▶ _Your instructions_
Pull out every line with the word "Write" from the entries below.

Excerpt from a dataset:
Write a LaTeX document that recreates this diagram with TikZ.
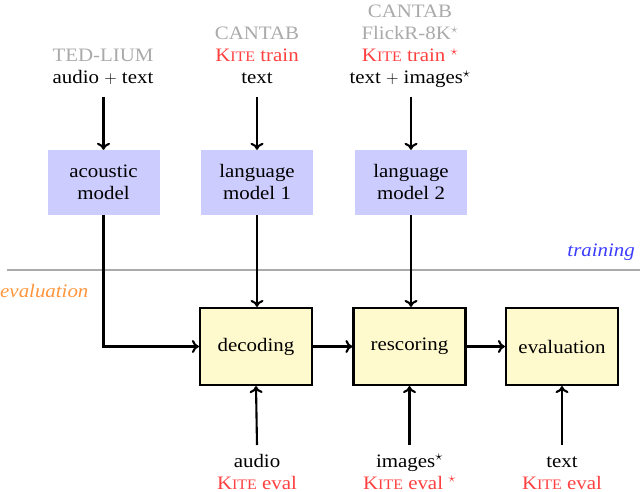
\documentclass[tikz,border=0pt]{standalone}
\usepackage{fontspec}
\setmainfont{Liberation Serif}[FakeStretch=1.1]
\usetikzlibrary{arrows.meta}
\definecolor{boxblue}{RGB}{204,204,255}
\definecolor{boxyellow}{RGB}{255,250,205}
\definecolor{kitered}{RGB}{255,64,64}
\definecolor{srcgray}{RGB}{170,170,170}
\definecolor{trainblue}{RGB}{60,60,255}
\definecolor{evalorange}{RGB}{255,150,60}
\newcommand{\kite}{K{\fontsize{14.5}{15}\selectfont ITE}}
\begin{document}
\begin{tikzpicture}[x=1pt,y=-1pt,
  every node/.style={font=\fontsize{19}{22}\selectfont},
  lbl/.style={anchor=base,inner sep=0pt},
  trainbox/.style={fill=boxblue,minimum width=112pt,minimum height=65pt,align=center,inner sep=0pt},
  evalbox/.style={fill=boxyellow,draw=black,line width=2.2pt,minimum width=112pt,minimum height=77pt,align=center,inner sep=0pt},
  arr/.style={line width=2.1pt,-{To[length=7pt,width=13pt]}}]
\useasboundingbox (0,0) rectangle (640,492);
% training boxes
\node[trainbox] (ac) at (103.5,182.5) {acoustic\\[0pt]model};
\node[trainbox] (lm1) at (257,182.5) {language\\[0pt]model 1};
\node[trainbox] (lm2) at (411,182.5) {language\\[0pt]model 2};
% evaluation boxes
\node[evalbox] (dec) at (256,346.5) {decoding};
\node[evalbox] (res) at (409.5,346.5) {rescoring};
\node[evalbox] (ev) at (562,346.5) {evaluation};
% top labels
\node[lbl,text=srcgray] (c1a) at (103,62) {TED-LIUM};
\node[lbl] (c1b) at (103,84) {audio $+$ text};
\node[lbl,text=srcgray] (c2a) at (257,40) {CANTAB};
\node[lbl,text=kitered] (c2b) at (257,62) {\kite{} train};
\node[lbl] (c2c) at (257,84) {text};
\node[lbl,text=srcgray] (c3a) at (410,18) {CANTAB};
\node[lbl,text=srcgray] (c3b) at (410,40) {FlickR-8K$^\star$};
\node[lbl,text=kitered] (c3c) at (410,62) {\kite{} train $^\star$};
\node[lbl] (c3d) at (410,84) {text $+$ images$^\star$};
% bottom labels
\node[lbl] (b1a) at (257,467) {audio};
\node[lbl,text=kitered] (b1b) at (257,489) {\kite{} eval};
\node[lbl] (b2a) at (409.5,467) {images$^\star$};
\node[lbl,text=kitered] (b2b) at (409.5,489) {\kite{} eval $^\star$};
\node[lbl] (b3a) at (562,467) {text};
\node[lbl,text=kitered] (b3b) at (562,489) {\kite{} eval};
% phase labels and separator
\node[lbl,text=trainblue,anchor=base east] (tr) at (635,256) {\itshape training};
\node[lbl,text=evalorange,anchor=base west] (evl) at (0,297) {\itshape evaluation};
\coordinate (sepL) at (7,270);
\coordinate (sepR) at (640,270);
\draw[srcgray,line width=1.6pt] (sepL) -- (sepR);
% connectors
\coordinate (s1) at (103.5,97);
\coordinate (s2) at (257,97);
\coordinate (s3) at (411,97);
\draw[arr] (s1) -- (ac.north);
\draw[arr] (s2) -- (lm1.north);
\draw[arr] (s3) -- (lm2.north);
\draw[arr] (ac.south) |- (dec.west);
\draw[arr] (lm1.south) -- (dec.north -| lm1.south);
\draw[arr] (lm2.south) -- (res.north -| lm2.south);
\draw[arr] (dec.east) -- (res.west);
\draw[arr] (res.east) -- (ev.west);
\coordinate (e1) at (257,445);
\coordinate (e2) at (409.5,445);
\coordinate (e3) at (562,445);
\draw[arr] (e1) -- (dec.south);
\draw[arr] (e2) -- (res.south);
\draw[arr] (e3) -- (ev.south);
\end{tikzpicture}
\end{document}
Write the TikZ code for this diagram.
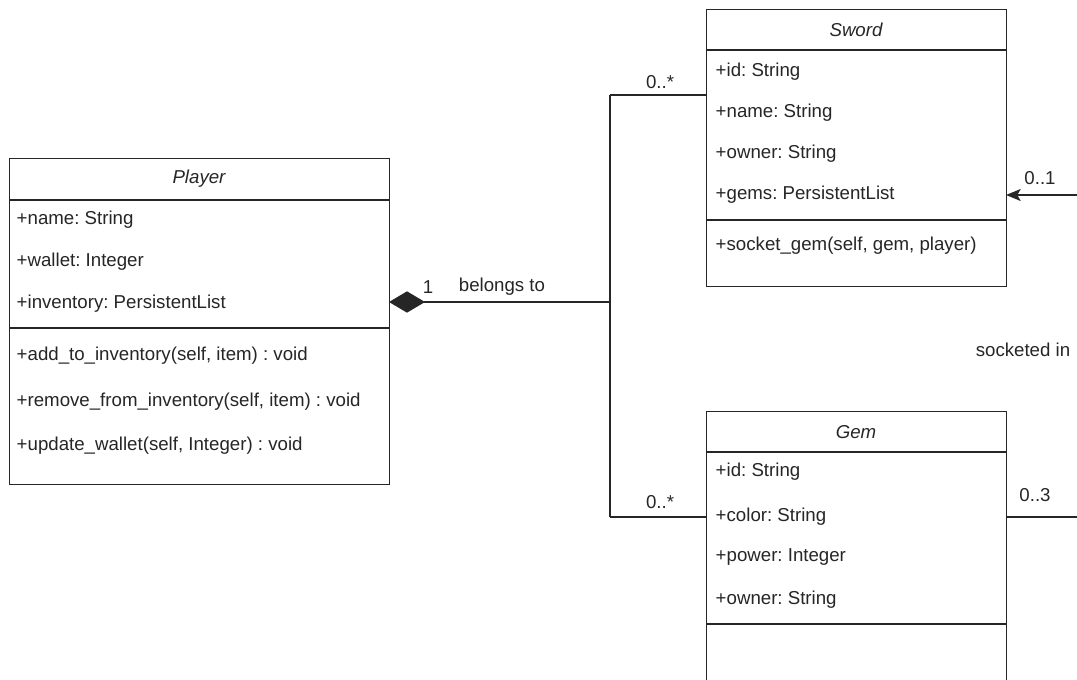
\documentclass[tikz,border=0pt]{standalone}
\usepackage{fontspec}
\setmainfont{Liberation Sans}
\usetikzlibrary{arrows.meta}
\begin{document}
\frenchspacing
\begin{tikzpicture}[x=0.75pt,y=-0.75pt,
  line width=1.1pt, draw=black!85,
  classbox/.style={draw=black!85, line width=1.1pt, fill=white, rectangle, inner sep=0pt, anchor=north west},
  title/.style={font=\fontsize{14}{16}\selectfont\itshape, text=black!85},
  member/.style={font=\fontsize{14}{16}\selectfont, anchor=west, inner sep=0pt, text=black!85},
  lbl/.style={font=\fontsize{14}{16}\selectfont, inner sep=0pt, text=black!85},
  conn/.style={draw=black!85, line width=1.1pt}]
\useasboundingbox (0,0) rectangle (1077,679);
\clip (0,0) rectangle (1077,679);

% Player class
\node[classbox, minimum width=380*0.75pt, minimum height=326*0.75pt] (player) at (9,158) {};
\node[title] (playerT) at (199,179) {Player};
\draw (9,200) -- (389,200);
\draw (9,328) -- (389,328);
\node[member] (p1) at (16,220) {+name: String};
\node[member] (p2) at (16,262) {+wallet: Integer};
\node[member] (p3) at (16,304) {+inventory: PersistentList};
\node[member] (p4) at (16,356) {+add\_to\_inventory(self, item) : void};
\node[member] (p5) at (16,402) {+remove\_from\_inventory(self, item) : void};
\node[member] (p6) at (16,446) {+update\_wallet(self, Integer) : void};

% Sword class
\node[classbox, minimum width=300*0.75pt, minimum height=277*0.75pt] (sword) at (706,9) {};
\node[title] (swordT) at (856,30) {Sword};
\draw (706,50) -- (1006,50);
\draw (706,220) -- (1006,220);
\node[member] (s1) at (715,72) {+id: String};
\node[member] (s2) at (715,113) {+name: String};
\node[member] (s3) at (715,154) {+owner: String};
\node[member] (s4) at (715,195) {+gems: PersistentList};
\node[member] (s5) at (715,246) {+socket\_gem(self, gem, player)};

% Gem class (runs past the lower edge)
\node[classbox, minimum width=300*0.75pt, minimum height=320*0.75pt] (gem) at (706,411) {};
\node[title] (gemT) at (856,432) {Gem};
\draw (706,452) -- (1006,452);
\draw (706,624) -- (1006,624);
\node[member] (g1) at (715,472) {+id: String};
\node[member] (g2) at (715,517) {+color: String};
\node[member] (g3) at (715,557) {+power: Integer};
\node[member] (g4) at (715,600) {+owner: String};

% Composition: Player owns Swords and Gems
\coordinate (pAnchor) at (389,302);
\coordinate (junction) at (610,302);
\coordinate (jTop) at (610,95);
\coordinate (jBot) at (610,517);
\coordinate (sIn) at (706,95);
\coordinate (gIn) at (706,517);
\draw[conn, {Diamond[length=27pt,width=16pt,fill=black!85]}-] (pAnchor) -- (junction);
\draw[conn] (jTop) -- (jBot);
\draw[conn] (jTop) -- (sIn);
\draw[conn] (jBot) -- (gIn);
\node[lbl] (m1) at (428,287) {1};
\node[lbl] (belongs) at (502,287) {belongs to};
\node[lbl] (m2) at (660,82) {0..*};
\node[lbl] (m3) at (660,502) {0..*};

% Gem socketed in Sword
\coordinate (sRight) at (1006,195);
\coordinate (sEdge) at (1077,195);
\coordinate (gRight) at (1006,517);
\coordinate (gEdge) at (1077,517);
\draw[conn, -{Stealth[length=11pt,width=9pt,inset=2.5pt]}] (sEdge) -- (sRight);
\draw[conn] (gRight) -- (gEdge);
\node[lbl] (m4) at (1040,178) {0..1};
\node[lbl] (m5) at (1035,495) {0..3};
\node[lbl] (sock) at (1023,350) {socketed in};
\end{tikzpicture}
\end{document}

▶ _Solution below_
Write a LaTeX document that recreates this diagram with TikZ.
Write the TikZ code for this diagram.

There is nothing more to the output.